Il sanitario, infatti, è tenuto a valutare l'oppotunità di compiere gli approfondimenti diagnostici necessari per stabilire quale sia l'effettiva patologia che affligge il paziente e adattare le terapie a queste plurime possibilità. In sostanza, fino a quando il dubbio diagnostico non sia stato risolto e non vi sia incompatibilità tra accertamenti diagnostici e trattamenti medico-chirurgici, il medico che si trovi di fronte alla possibilità di diagnosi differenziale non deve accontentarsi del raggiunto convincimento di aver individuato la patologia esistente quando non sia in grado, in base alle conoscenze dell'arte medica da lui esigibili, di escludere la patologia alternativa, proseguendo nell'iter degli accertamenti diagnostici e dei trattamenti necessari.
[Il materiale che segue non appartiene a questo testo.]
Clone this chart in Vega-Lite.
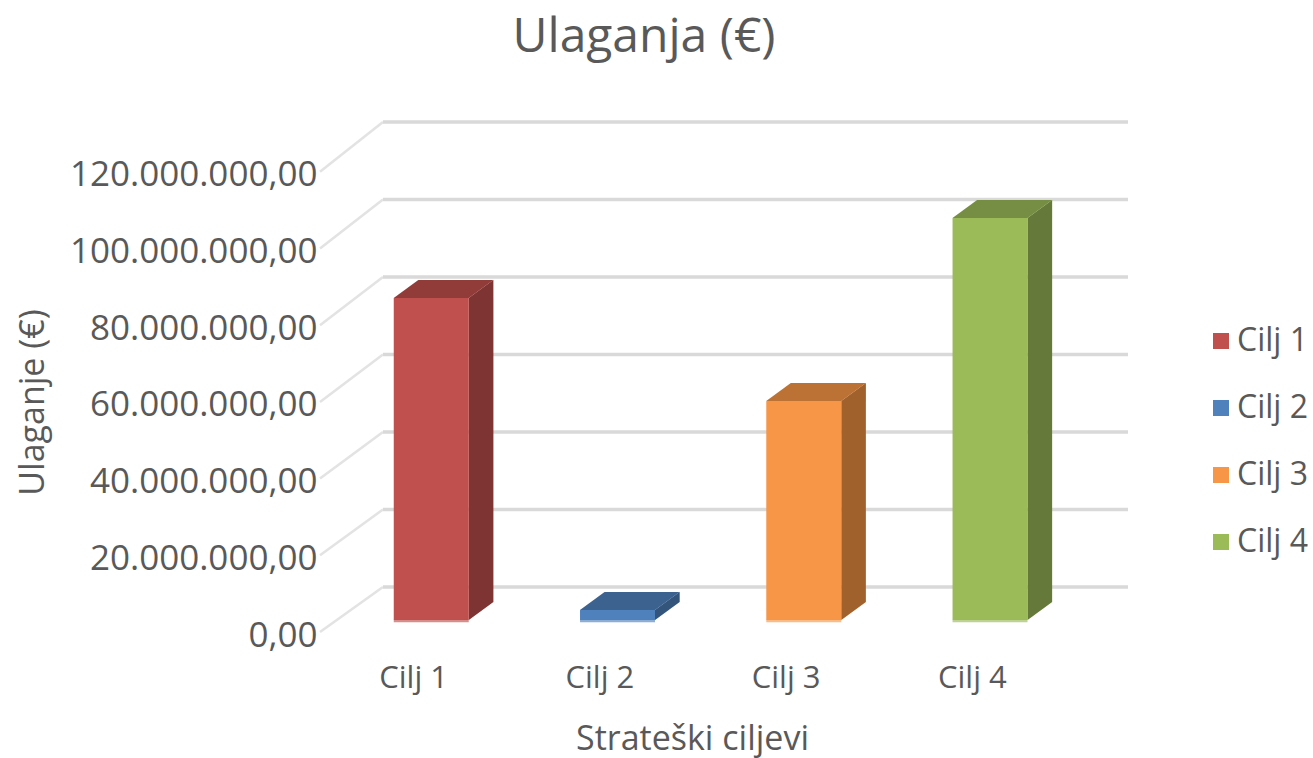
{
"$schema":"https://vega.github.io/schema/vega-lite/v6.json",
"width":808,"height":510,
"autosize":{"type":"none"},
"padding":{"left":320,"top":122,"right":185,"bottom":126},
"background":"white",
"config":{"view":{"stroke":null},"font":"Open Sans"},
"title":{"text":"Ulaganja (€)","fontSize":48,"font":"Open Sans","fontWeight":"normal","color":"#595959","anchor":"middle","dx":-80,"dy":-53,"offset":0},
"datasets":{
"ciljevi":[
{"cilj":"Cilj 1","rb":1,"ulaganje":83960000},
{"cilj":"Cilj 2","rb":2,"ulaganje":2600000},
{"cilj":"Cilj 3","rb":3,"ulaganje":57100000},
{"cilj":"Cilj 4","rb":4,"ulaganje":104800000}],
"mreza":[{"v":0},{"v":20000000},{"v":40000000},{"v":60000000},{"v":80000000},{"v":100000000},{"v":120000000}]
},
"layer":[
{"data":{"name":"mreza"},
"transform":[{"calculate":"[0,1]","as":"k"},{"flatten":["k"]},
{"calculate":"0.5+datum.k*0.338","as":"xx"},{"calculate":"datum.k==0?datum.v:datum.v*1.0104+11730000","as":"yy"}],
"mark":{"type":"line","stroke":"#e3e3e3","strokeWidth":2.5},
"encoding":{
"x":{"field":"xx","type":"quantitative","scale":{"domain":[0.5,4.838],"nice":false,"zero":false},
"axis":{"values":[1,2,3,4],"labelExpr":"'Cilj ' + datum.value","grid":false,"domain":false,"ticks":false,"labelFontSize":31,"labelColor":"#595959","labelPadding":31,"labelFont":"Open Sans","title":"Strateški ciljevi","titleFontSize":34,"titleFont":"Open Sans","titleFontWeight":"normal","titleColor":"#595959","titleX":372,"titleY":107,"titleBaseline":"middle"}},
"y":{"field":"yy","type":"quantitative","scale":{"domain":[0,132990000],"nice":false},
"axis":{"values":[0,20000000,40000000,60000000,80000000,100000000,120000000],"labelExpr":"replace(replace(replace(format(datum.value,',.2f'),regexp(',','g'),'#'),'.',','),regexp('#','g'),'.')","labelLimit":300,"labelOffset":3,"grid":false,"domain":false,"ticks":false,"labelFontSize":35,"labelColor":"#595959","labelPadding":3,"labelFont":"Open Sans","title":"Ulaganje (€)","titleFontSize":34,"titleFont":"Open Sans","titleFontWeight":"normal","titleColor":"#595959","titleX":-287,"titleY":280,"titleBaseline":"middle"}},
"detail":{"field":"v"}}},
{"data":{"name":"mreza"},
"transform":[{"calculate":"[0,1]","as":"k"},{"flatten":["k"]},
{"calculate":"0.838+datum.k*4","as":"xx"},{"calculate":"datum.v*1.0104+11730000","as":"yy"}],
"mark":{"type":"line","stroke":"#d9d9d9","strokeWidth":3.5},
"encoding":{
"x":{"field":"xx","type":"quantitative"},
"y":{"field":"yy","type":"quantitative"},
"detail":{"field":"v"}}},
{"data":{"name":"ciljevi"},
"transform":[{"calculate":"[0,1]","as":"k"},{"flatten":["k"]},
{"calculate":"datum.rb+0.2986+datum.k*0.132","as":"xx"},
{"calculate":"datum.ulaganje+3130000+datum.k*4690000","as":"yy"},
{"calculate":"3130000+datum.k*4690000","as":"yb"}],
"mark":{"type":"area","orient":"vertical"},
"encoding":{"x":{"field":"xx","type":"quantitative"},"y":{"field":"yy","type":"quantitative"},"y2":{"field":"yb"},
"color":{"field":"cilj","type":"nominal","scale":{"domain":["Cilj 1","Cilj 2","Cilj 3","Cilj 4"],"range":["#c0504d","#4f81bd","#f79646","#9bbb59"]},
"legend":{"title":null,"orient":"none","legendX":885,"legendY":201,"symbolType":"square","symbolSize":256,"symbolStrokeWidth":0,"labelFontSize":32,"labelFont":"Open Sans","labelColor":"#595959","rowPadding":31,"labelOffset":0,"clipHeight":36}}}},
{"data":{"name":"ciljevi"},
"transform":[{"calculate":"[0,1]","as":"k"},{"flatten":["k"]},
{"calculate":"datum.rb+0.2986+datum.k*0.132","as":"xx"},
{"calculate":"datum.ulaganje+3130000+datum.k*4690000","as":"yy"},
{"calculate":"3130000+datum.k*4690000","as":"yb"}],
"mark":{"type":"area","orient":"vertical","fill":"#000000","opacity":0.35},
"encoding":{"x":{"field":"xx","type":"quantitative"},"y":{"field":"yy","type":"quantitative"},"y2":{"field":"yb"},"detail":{"field":"cilj"}}},
{"data":{"name":"ciljevi"},
"transform":[{"calculate":"[0,1,2,3]","as":"k"},{"flatten":["k"]},
{"calculate":"datum.rb-0.104+(datum.k==0?0:datum.k==1?0.132:datum.k==2?0.4026:0.5346)","as":"xx"},
{"calculate":"datum.ulaganje+3130000+(datum.k==0?0:4690000)","as":"yy"},
{"calculate":"datum.ulaganje+3130000+(datum.k==3?4690000:0)","as":"yb"}],
"mark":{"type":"area","orient":"vertical"},
"encoding":{"x":{"field":"xx","type":"quantitative"},"y":{"field":"yy","type":"quantitative"},"y2":{"field":"yb"},"color":{"field":"cilj","type":"nominal","legend":null}}},
{"data":{"name":"ciljevi"},
"transform":[{"calculate":"[0,1,2,3]","as":"k"},{"flatten":["k"]},
{"calculate":"datum.rb-0.104+(datum.k==0?0:datum.k==1?0.132:datum.k==2?0.4026:0.5346)","as":"xx"},
{"calculate":"datum.ulaganje+3130000+(datum.k==0?0:4690000)","as":"yy"},
{"calculate":"datum.ulaganje+3130000+(datum.k==3?4690000:0)","as":"yb"}],
"mark":{"type":"area","orient":"vertical","fill":"#000000","opacity":0.24},
"encoding":{"x":{"field":"xx","type":"quantitative"},"y":{"field":"yy","type":"quantitative"},"y2":{"field":"yb"},"detail":{"field":"cilj"}}},
{"data":{"name":"ciljevi"},
"transform":[{"calculate":"datum.rb-0.104","as":"x1"},{"calculate":"datum.rb+0.2986","as":"x2"},
{"calculate":"datum.ulaganje+3130000","as":"yy"},{"calculate":"3130000","as":"yb"}],
"mark":{"type":"rect"},
"encoding":{"x":{"field":"x1","type":"quantitative"},"x2":{"field":"x2"},"y":{"field":"yy","type":"quantitative"},"y2":{"field":"yb"},"color":{"field":"cilj","type":"nominal","legend":null}}},
{"data":{"name":"ciljevi"},
"transform":[{"calculate":"datum.rb-0.104","as":"x1"},{"calculate":"datum.rb+0.2986","as":"x2"},{"calculate":"2900000","as":"yb"}],
"mark":{"type":"rule","strokeWidth":2.5,"opacity":0.65},
"encoding":{"x":{"field":"x1","type":"quantitative"},"x2":{"field":"x2"},"y":{"field":"yb","type":"quantitative"},"color":{"field":"cilj","type":"nominal","legend":null}}}
]
}
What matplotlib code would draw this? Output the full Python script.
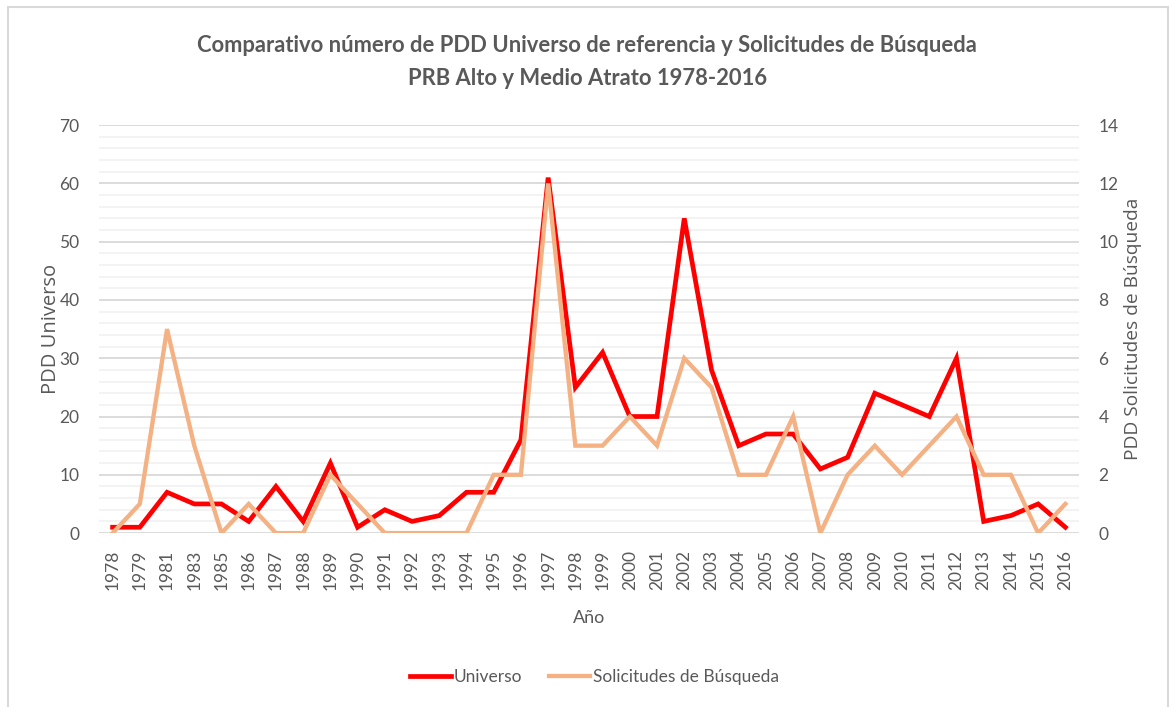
import matplotlib.pyplot as plt
from matplotlib.patches import Rectangle

plt.rcParams['font.family'] = ['Lato', 'DejaVu Sans']

years = ['1978', '1979', '1981', '1983', '1985', '1986', '1987', '1988', '1989',
         '1990', '1991', '1992', '1993', '1994', '1995', '1996', '1997', '1998',
         '1999', '2000', '2001', '2002', '2003', '2004', '2005', '2006', '2007',
         '2008', '2009', '2010', '2011', '2012', '2013', '2014', '2015', '2016']
universo = [1, 1, 7, 5, 5, 2, 8, 2, 12, 1, 4, 2, 3, 7, 7, 16, 61, 25, 31, 20,
            20, 54, 28, 15, 17, 17, 11, 13, 24, 22, 20, 30, 2, 3, 5, 1]
solicitudes = [0, 1, 7, 3, 0, 1, 0, 0, 2, 1, 0, 0, 0, 0, 2, 2, 12, 3, 3, 4,
               3, 6, 5, 2, 2, 4, 0, 2, 3, 2, 3, 4, 2, 2, 0, 1]

gray = '#595959'
red = '#FF0000'
orange = '#F4B183'

fig = plt.figure(figsize=(11.7, 7.07), dpi=100)
ax = fig.add_axes([0.0846, 0.246, 0.8376, 0.577])
ax2 = ax.twinx()

x = range(len(years))
l1, = ax.plot(x, universo, color=red, lw=3.4, solid_joinstyle='miter', zorder=3)
l2, = ax2.plot(x, solicitudes, color=orange, lw=3.1, solid_joinstyle='miter', zorder=2)

ax.set_xlim(-0.5, len(years) - 0.5)
ax.set_ylim(0, 70)
ax2.set_ylim(0, 14)
ax.set_yticks(range(0, 71, 10))
ax.set_yticks(range(0, 71, 2), minor=True)
ax2.set_yticks(range(0, 15, 2))
ax.set_xticks(list(x))
ax.set_xticklabels(years, rotation=90)

ax.grid(axis='y', which='major', color='#D9D9D9', lw=1.3)
ax.grid(axis='y', which='minor', color='#F2F2F2', lw=1.3)
ax.set_axisbelow(True)

for a in (ax, ax2):
    for s in a.spines.values():
        s.set_visible(False)
    a.tick_params(which='both', length=0, colors=gray, labelsize=12.5)
ax.tick_params(axis='x', labelsize=12.5, pad=12)
ax.tick_params(axis='y', pad=14)
ax2.tick_params(axis='y', pad=14)

axis_font = ['Open Sans', 'DejaVu Sans']
ax.set_xlabel('Año', color=gray, fontsize=13, labelpad=14)
ax.set_ylabel('PDD Universo', color=gray, fontsize=14.5, family=axis_font, labelpad=-1)
ax2.set_ylabel('PDD Solicitudes de Búsqueda', color=gray, fontsize=13.8,
               family=axis_font, labelpad=4)

fig.text(0.502, 0.935, 'Comparativo número de PDD Universo de referencia y Solicitudes de Búsqueda',
         ha='center', va='center', fontsize=15.8, fontweight='bold', color=gray)
fig.text(0.502, 0.889, 'PRB Alto y Medio Atrato 1978-2016',
         ha='center', va='center', fontsize=15.8, fontweight='bold', color=gray)

fig.legend([l1, l2], ['Universo', 'Solicitudes de Búsqueda'], loc='center',
           bbox_to_anchor=(0.508, 0.043), ncol=2, frameon=False, fontsize=12.5,
           labelcolor=gray, handlelength=2.4, handletextpad=0.15, columnspacing=1.5)

# chart frame
fig.patches.append(Rectangle((8 / 1170, -0.05), 1160 / 1170, 1.05 - 7 / 707,
                             transform=fig.transFigure, fill=False,
                             edgecolor='#D9D9D9', lw=1.5))

fig.savefig('out.png', dpi=100)
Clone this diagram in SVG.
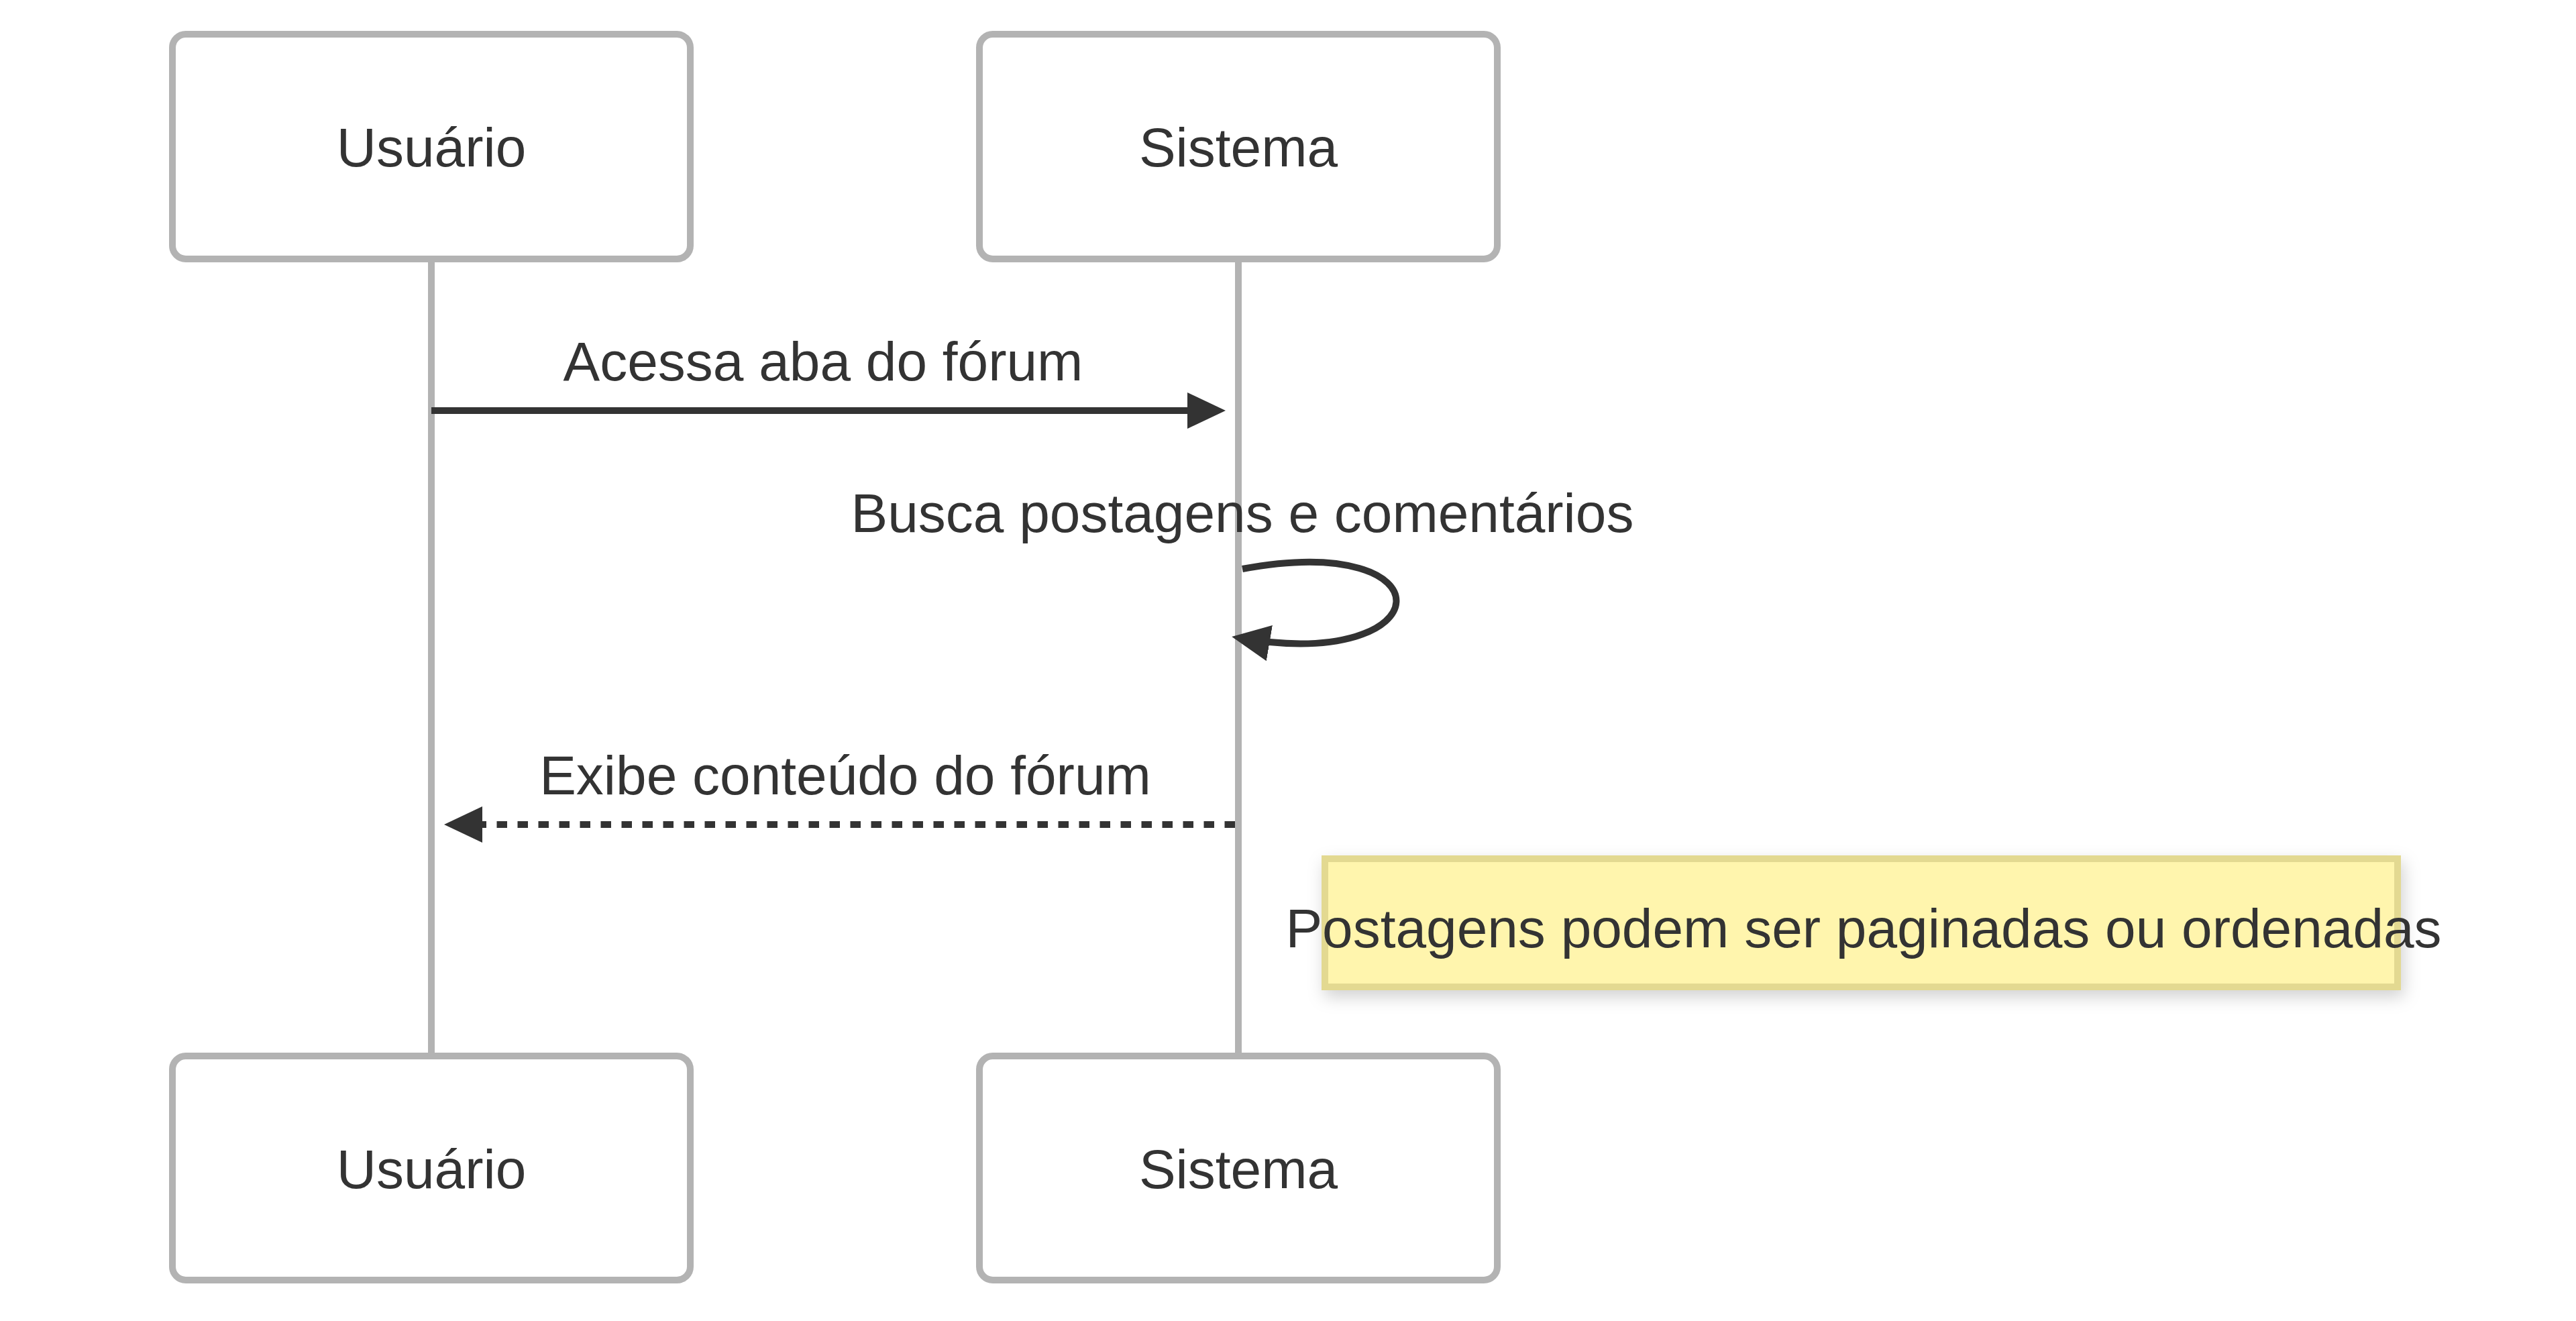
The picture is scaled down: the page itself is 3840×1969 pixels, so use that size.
<svg xmlns="http://www.w3.org/2000/svg" width="3840" height="1969" viewBox="0 0 3840 1969">
  <style>
    .actor { fill: #ffffff; stroke: #b3b3b3; stroke-width: 10; }
    .lifeline { stroke: #b3b3b3; stroke-width: 10; }
    .label { font-family: "Liberation Sans", Arial, sans-serif; font-size: 82px; fill: #333333; text-anchor: middle; }
    .msg { fill: none; stroke: #333333; stroke-width: 10; }
    .dotted { stroke-dasharray: 15.5 15.5; }
    .note { fill: #fff5ad; stroke: #e3d991; stroke-width: 10; }
  </style>
  <defs>
    <marker id="arrowhead" markerUnits="userSpaceOnUse" markerWidth="58" markerHeight="56" refX="45" refY="27" orient="auto" viewBox="0 0 58 56">
      <path d="M0,0 L57,27 L0,54 z" fill="#333333"/>
    </marker>
    <filter id="shadow" x="-10%" y="-30%" width="120%" height="170%">
      <feDropShadow dx="4" dy="10" stdDeviation="12" flood-color="#000000" flood-opacity="0.18"/>
    </filter>
  </defs>
  <rect width="3840" height="1969" fill="#ffffff"/>

  <g id="lifelines">
    <line class="lifeline" x1="643" y1="386" x2="643" y2="1574"/>
    <line class="lifeline" x1="1846" y1="386" x2="1846" y2="1574"/>
  </g>

  <g id="actor-usuario-top">
    <rect class="actor" x="257" y="51" width="772" height="335" rx="20" ry="20"/>
    <text class="label" x="643" y="248">Usuário</text>
  </g>
  <g id="actor-sistema-top">
    <rect class="actor" x="1460" y="51" width="772" height="335" rx="20" ry="20"/>
    <text class="label" x="1846" y="248">Sistema</text>
  </g>
  <g id="actor-usuario-bottom">
    <rect class="actor" x="257" y="1574" width="772" height="334" rx="20" ry="20"/>
    <text class="label" x="643" y="1771">Usuário</text>
  </g>
  <g id="actor-sistema-bottom">
    <rect class="actor" x="1460" y="1574" width="772" height="334" rx="20" ry="20"/>
    <text class="label" x="1846" y="1771">Sistema</text>
  </g>

  <g id="connectors">
    <line class="msg" x1="643" y1="612" x2="1815" y2="612" marker-end="url(#arrowhead)"/>
    <path class="msg" d="M1852,848 C2165,790 2152,1003 1848,951" marker-end="url(#arrowhead)"/>
    <line class="msg dotted" x1="1841" y1="1229" x2="674" y2="1229" marker-end="url(#arrowhead)"/>
  </g>

  <g id="message-labels">
    <text class="label" x="1227" y="567">Acessa aba do fórum</text>
    <text class="label" x="1852" y="793">Busca postagens e comentários</text>
    <text class="label" x="1260" y="1184">Exibe conteúdo do fórum</text>
  </g>

  <g id="note">
    <rect class="note" x="1975" y="1280" width="1599" height="191" filter="url(#shadow)"/>
    <text class="label" x="2778" y="1412">Postagens podem ser paginadas ou ordenadas</text>
  </g>
</svg>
Di talchè, l'esclusione di ulteriori accertamenti può essere giustificata esclusivamente per la raggiunta certezza che una delle patologie possa essere esclusa ovvero- nell'ipotesi in cui i trattamenti terapeutici siano incompatibili- che possa essere sospeso quello riferito alla patologia che, in base all'apprezzamento di tutti gli elementi conosciuti o conoscibili, se compiuto secondo le regole dell'arte medica possa essere ritenuto privo delle caratteristiche di maggiore gravità e possa, quindi, essere ragionevolmente adottata la scelta di correre il rischio di non curare una patologia che, se esistente, potrebbe provocare danni minori rispetto alla mancata cura di quella più grave (Cfr. Cass. Pen., sez IV, 12/11/2020 (ud. 12/11/2020, dep. 06/04/2021) n. 12968. In tema di responsabilità medica, in presenza di due alternative terapeutiche, il medico è tenuto a scegliere la soluzione meno pericolosa per la salute del paziente, con la conseguenza che egli è responsabile, in caso di complicazioni, e nonostante l'osservanza delle regole dell'arte, per imprudenza, ove adotti l'alternativa più rischiosa. (In applicazione di tale principio la Corte ha annullato con rinvio la sentenza di assoluzione di un medico che - per una sospetta endometriosi poi rivelatasi insussistente - aveva sottoposto la paziente a un intervento di isterectomia, dal quale, nonostante la corretta esecuzione, era derivata la lesione dell'uretere, per non avere approfondito se, in base alle linee guida, fosse preferibile effettuare una terapia farmacologica, sia pure dagli effetti temporanei, in attesa di poter scoprire, grazie alla reazione della paziente a tali cure e ad ulteriori approfondimenti diagnostici, la fondatezza della diagnosi di sospetta endometriosi).